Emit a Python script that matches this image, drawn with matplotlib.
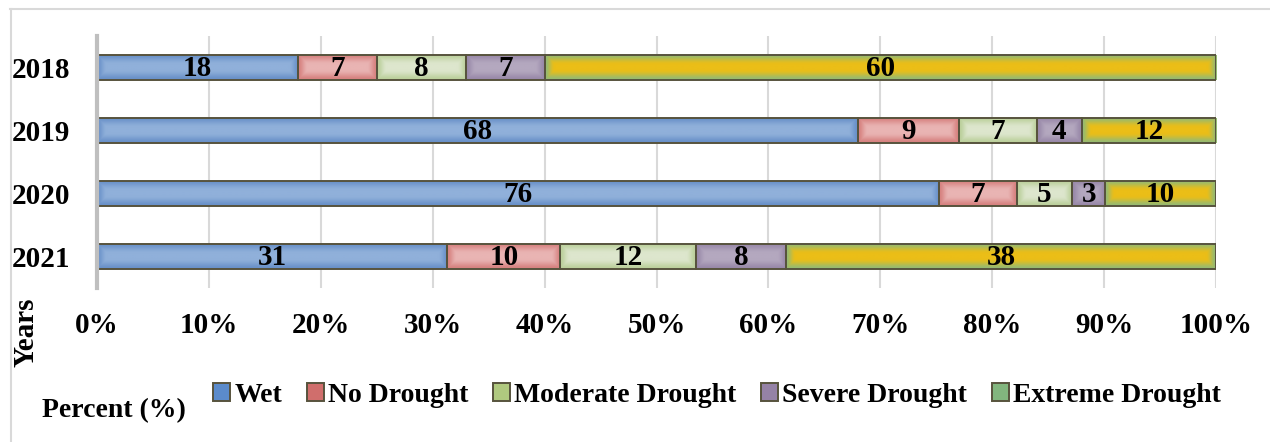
import numpy as np
import matplotlib
matplotlib.use("Agg")
import matplotlib.pyplot as plt
from matplotlib.patches import Patch
from matplotlib.lines import Line2D
from matplotlib.colors import to_rgb

# ---- data -----------------------------------------------------------------
years = ["2018", "2019", "2020", "2021"]
categories = ["Wet", "No Drought", "Moderate Drought", "Severe Drought", "Extreme Drought"]
wet = [18, 68, 76, 31]
no_drought = [7, 9, 7, 10]
moderate = [8, 7, 5, 12]
severe = [7, 4, 3, 8]
extreme = [60, 12, 10, 38]
x_ticks = [0, 10, 20, 30, 40, 50, 60, 70, 80, 90, 100]

# ---- style ----------------------------------------------------------------
legend_colors = ["#5B8BCB", "#D06E6C", "#B0C97F", "#9582A6", "#82B67E"]
fill_center = ["#90B0DA", "#E9B4B3", "#DDE6CD", "#B4A8BF", "#EBBE17"]
fill_edge = ["#6890C8", "#D6807E", "#BACF9A", "#9888A8", "#93BA74"]
outline = "#57533D"

plt.rcParams["font.family"] = ["Liberation Serif", "DejaVu Serif"]
plt.rcParams["font.weight"] = "bold"
FS = 21
FS_LEG = 20

fig = plt.figure(figsize=(12.70, 4.42), dpi=100)
ax = fig.add_axes([97 / 1270, 1 - 288 / 442, (1216 - 97) / 1270, (288 - 36) / 442])

series = [wet, no_drought, moderate, severe, extreme]
data = np.array(series, dtype=float)  # shape (5, 4)
totals = data.sum(axis=0)
shares = data / totals * 100.0

ypos = np.arange(len(years))
ax.set_ylim(len(years) - 0.5, -0.5)
ax.set_xlim(0, 100)

left = np.zeros(len(years))
bar_groups = []
for i, cat in enumerate(categories):
    bars = ax.barh(ypos, shares[i], left=left, height=0.4,
                   color=fill_center[i], edgecolor=outline, linewidth=1.4,
                   zorder=4, label=cat)
    bar_groups.append(bars)
    for j, b in enumerate(bars):
        cx = left[j] + shares[i][j] / 2
        ax.text(cx, ypos[j] + 0.02, f"{series[i][j]}", ha="center", va="center",
                fontsize=FS, fontweight="bold", color="black", zorder=6)
    left += shares[i]

# gradient shading inside each bar segment (lighter centre, darker rim)
fig.canvas.draw()
for i, bars in enumerate(bar_groups):
    c_in = np.array(to_rgb(fill_center[i]))
    c_out = np.array(to_rgb(fill_edge[i]))
    for b in bars:
        x0, y0 = b.get_x(), b.get_y()
        w, h = b.get_width(), b.get_height()
        (px0, py0), (px1, py1) = ax.transData.transform([(x0, y0), (x0 + w, y0 + h)])
        wpx, hpx = abs(px1 - px0), abs(py1 - py0)
        nx, ny = max(int(wpx), 2), max(int(hpx), 2)
        xs = (np.arange(nx) + 0.5) / nx * wpx
        ys = (np.arange(ny) + 0.5) / ny * hpx
        dx = np.minimum(xs, wpx - xs)[None, :]
        dy = np.minimum(ys, hpx - ys)[:, None]
        d = np.minimum(dx, dy)
        t = np.clip(d / 10.0, 0, 1)
        t = t * t * (3 - 2 * t)
        img = c_out[None, None, :] * (1 - t[..., None]) + c_in[None, None, :] * t[..., None]
        im = ax.imshow(img, extent=(x0, x0 + w, y0 + h, y0), aspect="auto",
                       interpolation="bilinear", zorder=3)
        im.set_clip_path(b)
    for b in bars:
        b.set_facecolor("none")

ax.set_xlim(0, 100)
ax.set_ylim(len(years) - 0.5, -0.5)

# axes styling
ax.set_xticks(x_ticks)
ax.set_xticklabels([f"{v}%" for v in x_ticks], fontsize=FS, fontweight="bold")
ax.set_yticks(ypos)
ax.set_yticklabels(years, fontsize=FS, fontweight="bold")
ax.tick_params(axis="both", length=0)
ax.tick_params(axis="x", pad=17.5)
ax.tick_params(axis="y", pad=19)
ax.grid(axis="x", color="#D9D9D9", linewidth=1.5, zorder=0)
ax.set_axisbelow(True)
for s in ["top", "right", "bottom"]:
    ax.spines[s].set_visible(False)
ax.spines["left"].set_color("#BFBFBF")
ax.spines["left"].set_linewidth(3)
ax.spines["left"].set_zorder(5)

# axis titles
fig.text(26 / 1270, 1 - 332 / 442, "Years", rotation=90, ha="center", va="center",
         fontsize=FS, fontweight="bold")
fig.text(42 / 1270, 1 - 411 / 442, "Percent (%)", ha="left", va="center",
         fontsize=FS_LEG, fontweight="bold")

# legend
handles = [Patch(facecolor=legend_colors[i], edgecolor=outline, linewidth=1.4, label=c)
           for i, c in enumerate(categories)]
fig.legend(handles=handles, loc="center", bbox_to_anchor=(717 / 1270, 1 - 395 / 442),
           ncol=5, frameon=False, prop={"size": FS_LEG, "weight": "bold"},
           handlelength=0.6, handleheight=0.6, handletextpad=0.15, columnspacing=0.9,
           borderpad=0, borderaxespad=0)

# chart frame
fig.add_artist(Line2D([10 / 1270, 1], [1 - 9 / 442, 1 - 9 / 442], color="#D9D9D9",
                      linewidth=1.5, transform=fig.transFigure))
fig.add_artist(Line2D([11 / 1270, 11 / 1270], [0, 1 - 9 / 442], color="#D9D9D9",
                      linewidth=1.5, transform=fig.transFigure))

fig.savefig("out.png", dpi=100, facecolor="white")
------------------------------------------------------------------------
Given exercise:
Each line above is to be copied verbatim. Drop any image from the copy.

Output of the exercise:
Emit a Python script that matches this image, drawn with matplotlib.
import numpy as np
import matplotlib
matplotlib.use("Agg")
import matplotlib.pyplot as plt
from matplotlib.patches import Patch
from matplotlib.lines import Line2D
from matplotlib.colors import to_rgb

# ---- data -----------------------------------------------------------------
years = ["2018", "2019", "2020", "2021"]
categories = ["Wet", "No Drought", "Moderate Drought", "Severe Drought", "Extreme Drought"]
wet = [18, 68, 76, 31]
no_drought = [7, 9, 7, 10]
moderate = [8, 7, 5, 12]
severe = [7, 4, 3, 8]
extreme = [60, 12, 10, 38]
x_ticks = [0, 10, 20, 30, 40, 50, 60, 70, 80, 90, 100]

# ---- style ----------------------------------------------------------------
legend_colors = ["#5B8BCB", "#D06E6C", "#B0C97F", "#9582A6", "#82B67E"]
fill_center = ["#90B0DA", "#E9B4B3", "#DDE6CD", "#B4A8BF", "#EBBE17"]
fill_edge = ["#6890C8", "#D6807E", "#BACF9A", "#9888A8", "#93BA74"]
outline = "#57533D"

plt.rcParams["font.family"] = ["Liberation Serif", "DejaVu Serif"]
plt.rcParams["font.weight"] = "bold"
FS = 21
FS_LEG = 20

fig = plt.figure(figsize=(12.70, 4.42), dpi=100)
ax = fig.add_axes([97 / 1270, 1 - 288 / 442, (1216 - 97) / 1270, (288 - 36) / 442])

series = [wet, no_drought, moderate, severe, extreme]
data = np.array(series, dtype=float)  # shape (5, 4)
totals = data.sum(axis=0)
shares = data / totals * 100.0

ypos = np.arange(len(years))
ax.set_ylim(len(years) - 0.5, -0.5)
ax.set_xlim(0, 100)

left = np.zeros(len(years))
bar_groups = []
for i, cat in enumerate(categories):
    bars = ax.barh(ypos, shares[i], left=left, height=0.4,
                   color=fill_center[i], edgecolor=outline, linewidth=1.4,
                   zorder=4, label=cat)
    bar_groups.append(bars)
    for j, b in enumerate(bars):
        cx = left[j] + shares[i][j] / 2
        ax.text(cx, ypos[j] + 0.02, f"{series[i][j]}", ha="center", va="center",
                fontsize=FS, fontweight="bold", color="black", zorder=6)
    left += shares[i]

# gradient shading inside each bar segment (lighter centre, darker rim)
fig.canvas.draw()
for i, bars in enumerate(bar_groups):
    c_in = np.array(to_rgb(fill_center[i]))
    c_out = np.array(to_rgb(fill_edge[i]))
    for b in bars:
        x0, y0 = b.get_x(), b.get_y()
        w, h = b.get_width(), b.get_height()
        (px0, py0), (px1, py1) = ax.transData.transform([(x0, y0), (x0 + w, y0 + h)])
        wpx, hpx = abs(px1 - px0), abs(py1 - py0)
        nx, ny = max(int(wpx), 2), max(int(hpx), 2)
        xs = (np.arange(nx) + 0.5) / nx * wpx
        ys = (np.arange(ny) + 0.5) / ny * hpx
        dx = np.minimum(xs, wpx - xs)[None, :]
        dy = np.minimum(ys, hpx - ys)[:, None]
        d = np.minimum(dx, dy)
        t = np.clip(d / 10.0, 0, 1)
        t = t * t * (3 - 2 * t)
        img = c_out[None, None, :] * (1 - t[..., None]) + c_in[None, None, :] * t[..., None]
        im = ax.imshow(img, extent=(x0, x0 + w, y0 + h, y0), aspect="auto",
                       interpolation="bilinear", zorder=3)
        im.set_clip_path(b)
    for b in bars:
        b.set_facecolor("none")

ax.set_xlim(0, 100)
ax.set_ylim(len(years) - 0.5, -0.5)

# axes styling
ax.set_xticks(x_ticks)
ax.set_xticklabels([f"{v}%" for v in x_ticks], fontsize=FS, fontweight="bold")
ax.set_yticks(ypos)
ax.set_yticklabels(years, fontsize=FS, fontweight="bold")
ax.tick_params(axis="both", length=0)
ax.tick_params(axis="x", pad=17.5)
ax.tick_params(axis="y", pad=19)
ax.grid(axis="x", color="#D9D9D9", linewidth=1.5, zorder=0)
ax.set_axisbelow(True)
for s in ["top", "right", "bottom"]:
    ax.spines[s].set_visible(False)
ax.spines["left"].set_color("#BFBFBF")
ax.spines["left"].set_linewidth(3)
ax.spines["left"].set_zorder(5)

# axis titles
fig.text(26 / 1270, 1 - 332 / 442, "Years", rotation=90, ha="center", va="center",
         fontsize=FS, fontweight="bold")
fig.text(42 / 1270, 1 - 411 / 442, "Percent (%)", ha="left", va="center",
         fontsize=FS_LEG, fontweight="bold")

# legend
handles = [Patch(facecolor=legend_colors[i], edgecolor=outline, linewidth=1.4, label=c)
           for i, c in enumerate(categories)]
fig.legend(handles=handles, loc="center", bbox_to_anchor=(717 / 1270, 1 - 395 / 442),
           ncol=5, frameon=False, prop={"size": FS_LEG, "weight": "bold"},
           handlelength=0.6, handleheight=0.6, handletextpad=0.15, columnspacing=0.9,
           borderpad=0, borderaxespad=0)

# chart frame
fig.add_artist(Line2D([10 / 1270, 1], [1 - 9 / 442, 1 - 9 / 442], color="#D9D9D9",
                      linewidth=1.5, transform=fig.transFigure))
fig.add_artist(Line2D([11 / 1270, 11 / 1270], [0, 1 - 9 / 442], color="#D9D9D9",
                      linewidth=1.5, transform=fig.transFigure))

fig.savefig("out.png", dpi=100, facecolor="white")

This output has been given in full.